Armia wycofuje się z Limburgii

Armia wycofuje się z Limburgii

O tym, iż sytuacja kryzysowa związana z powodzią w Limburgii jest już opanowana, doskonale świadczą najnowsze wiadomości przekazane przez Holenderskie Ministerstwo Obronny. Poinformowało ono, iż w poniedziałek wieczorem oficjalnie zakończyły się działania wojska na zalanym terenie. Armia już nie jest tam potrzeba.

Przypomnijmy, w rejonie Limburgii doszło do czegoś, co przypominało powódź górską. Setki ludzi zostało poszkodowanych przez wezbraniową powódź błyskawiczną, spowodowaną nagłym opadem bardzo silnego deszczu na stosunkowo niewielkim obszarze. Sprawił on, iż gwałtownie przybrały wszystkie lokalne rzeki i potoki. Sytuacja była tak zła, że w niektórych miejscach wały nie wytrzymały i woda wdarła się na tereny uprawne i mieszkalne. Niezbędna była ewakuacja.

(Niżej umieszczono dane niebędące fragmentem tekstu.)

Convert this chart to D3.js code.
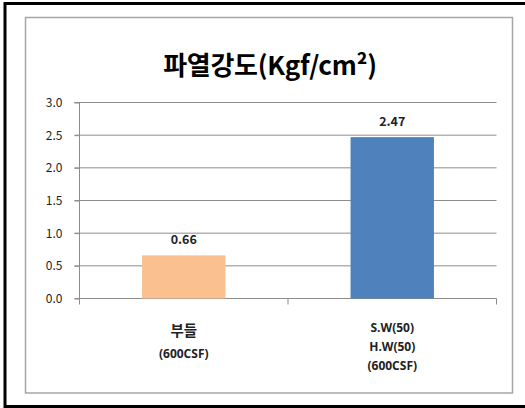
<!DOCTYPE html>
<html>
<head>
<meta charset="utf-8">
<script src="https://cdn.jsdelivr.net/npm/d3@7"></script>
<style>
  html, body { margin: 0; padding: 0; background: #fff; }
  svg { display: block; }
  text { font-family: "Noto Sans CJK KR", "Noto Sans", sans-serif; }
</style>
</head>
<body>
<svg id="chart" width="525" height="408"></svg>
<script>
// Burst strength by material
const categories = ["부들|(600CSF)", "S.W(50)|H.W(50)|(600CSF)"];
const values = [0.66, 2.47];
const barColors = ["#FAC090", "#4F81BD"];
const yTicks = [0, 0.5, 1.0, 1.5, 2.0, 2.5, 3.0];
const titleText = "파열강도(Kgf/cm²)";

const svg = d3.select("#chart");

// outer frame (black on top, left, bottom)
svg.append("rect").attr("x", 0).attr("y", 0).attr("width", 525).attr("height", 408).attr("fill", "#fff");
svg.append("path")
  .attr("d", "M525,3.5 H5 V406.5 H525")
  .attr("fill", "none").attr("stroke", "#000").attr("stroke-width", 3);

// chart area border
svg.append("rect")
  .attr("x", 25.5).attr("y", 17.5).attr("width", 487).attr("height", 375.5)
  .attr("fill", "#fff").attr("stroke", "#A6A6A6").attr("stroke-width", 1.5);

svg.append("text")
  .attr("x", 270).attr("y", 75)
  .attr("text-anchor", "middle")
  .attr("font-size", 26).attr("font-weight", "bold").attr("fill", "#000")
  .attr("letter-spacing", -0.3)
  .text(titleText);

const plotLeft = 79.5, plotRight = 496.5, plotTop = 102.5, plotBottom = 298.5;

const x = d3.scaleBand().domain(categories).range([plotLeft, plotRight]).paddingInner(0.6).paddingOuter(0.3);
const y = d3.scaleLinear().domain([0, 3]).range([plotBottom, plotTop]);

// gridlines
svg.append("g").selectAll("line").data(yTicks).join("line")
  .attr("x1", plotLeft - 5).attr("x2", plotRight)
  .attr("y1", d => y(d)).attr("y2", d => y(d))
  .attr("stroke", "#8C8C8C").attr("stroke-width", 1);

// y axis
const yAxis = d3.axisLeft(y).tickValues(yTicks).tickFormat(d3.format(".1f")).tickSize(5).tickPadding(12);
const gy = svg.append("g").attr("transform", `translate(${plotLeft},0)`).call(yAxis);
gy.select(".domain").attr("stroke", "#8C8C8C").attr("d", `M-5,${plotTop}H0V${plotBottom + 5}`);
gy.selectAll(".tick line").attr("stroke", "#8C8C8C");
gy.selectAll(".tick text").attr("font-size", 12).attr("fill", "#222")
  .attr("font-family", "'Open Sans', 'Noto Sans', sans-serif");

// category separator ticks
const sepX = [plotLeft, plotLeft + (plotRight - plotLeft) / 2, plotRight];
svg.append("g").selectAll("line").data(sepX).join("line")
  .attr("x1", d => d).attr("x2", d => d)
  .attr("y1", plotBottom).attr("y2", plotBottom + 6)
  .attr("stroke", "#8C8C8C");

// bars
svg.append("g").selectAll("rect").data(values).join("rect")
  .attr("x", (d, i) => x(categories[i]))
  .attr("width", x.bandwidth())
  .attr("y", d => y(d))
  .attr("height", d => plotBottom - y(d))
  .attr("fill", (d, i) => barColors[i]);

// value labels
svg.append("g").selectAll("text").data(values).join("text")
  .attr("x", (d, i) => x(categories[i]) + x.bandwidth() / 2)
  .attr("y", d => y(d) - 11)
  .attr("text-anchor", "middle")
  .attr("font-size", 12.5).attr("font-weight", "bold").attr("fill", "#222")
  .attr("font-family", "'Open Sans', 'Noto Sans', sans-serif")
  .text(d => d.toFixed(2));

// category labels
categories.forEach((c, i) => {
  const lines = c.split("|");
  const cx = x(c) + x.bandwidth() / 2;
  const t = svg.append("text").attr("text-anchor", "middle").attr("fill", "#222")
    .attr("font-weight", "bold");
  if (i === 0) {
    t.append("tspan").attr("x", cx).attr("y", 336).attr("font-size", 14.5).text(lines[0]);
    t.append("tspan").attr("x", cx).attr("y", 358).attr("font-size", 12)
      .attr("font-family", "'Open Sans', 'Noto Sans', sans-serif").text(lines[1]);
  } else {
    lines.forEach((l, j) => {
      t.append("tspan").attr("x", cx).attr("y", 332 + j * 19).attr("font-size", 12)
        .attr("font-family", "'Open Sans', 'Noto Sans', sans-serif").text(l);
    });
  }
});
</script>
</body>
</html>
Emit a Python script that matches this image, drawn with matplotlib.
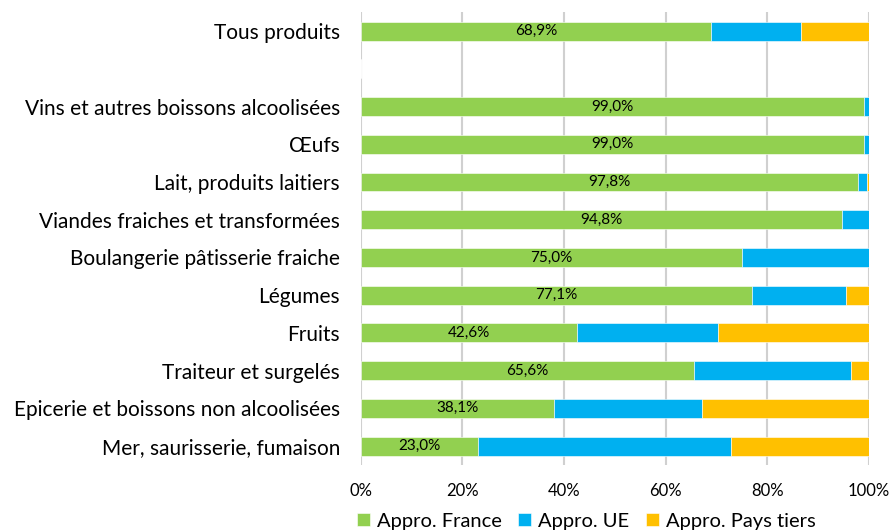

Liczbę ludzi, którzy musieli opuścić swoje domy, liczono w tysiącach.

Armia

Na wspomóc strażaków i mieszkańców walczących z wysoką wodą do Limburgii wysłana została armia. Żołnierze pomagali w napełnianiu, transporcie i układaniu worków z pisakiem. Nieśli również nieocenione wsparcie logistyczne przy ewakuacji mieszkańców zagrożonych zalaniem miejscowości, czy przenosili chorych ze szpitala VieCuri w Venlo.

Saperzy

To jednak nie wszystko. By zapewnić komunikację, holenderscy saperzy postawili most nad Geul w Valkenburgu, gdy stało się jasne, iż istniejąca konstrukcja została uszkodzona przez powódź. Przeprawa ta oferowała swoje usługi aż do poniedziałkowego poranka, gdy służbom udało naprawić się stare przęsło.

Nieocenione wsparcie

Jak wskazują samorządy, armia okazała się nieocenionym wsparciem. Nie tylko dlatego, iż wojsko pojawiło się praktycznie zaraz po wystąpieniu kryzysu, ale z racji na silę ludzką i sprzęt, jakim dysponowali. Bez niego, bez wytężonej pracy 800 żołnierzy być może nie udałoby się uratować wałów, czy ewakuować na czas wszystkich z zagrożonych terenów. Konkluzja jest więc jedna. Bez armii wydarzenia w Limburgii przyjęłyby o wiele tragiczniejszy przebieg.

Również przedstawiciele sił zbrojnych wskazują, iż to, co się stało, wiele ich nauczyło. Odczuli oni potęgę żywiołu, ale wywiązali się z powierzonych im zadań i mogą szczerze powiedzieć, iż sprostali powierzonej misji.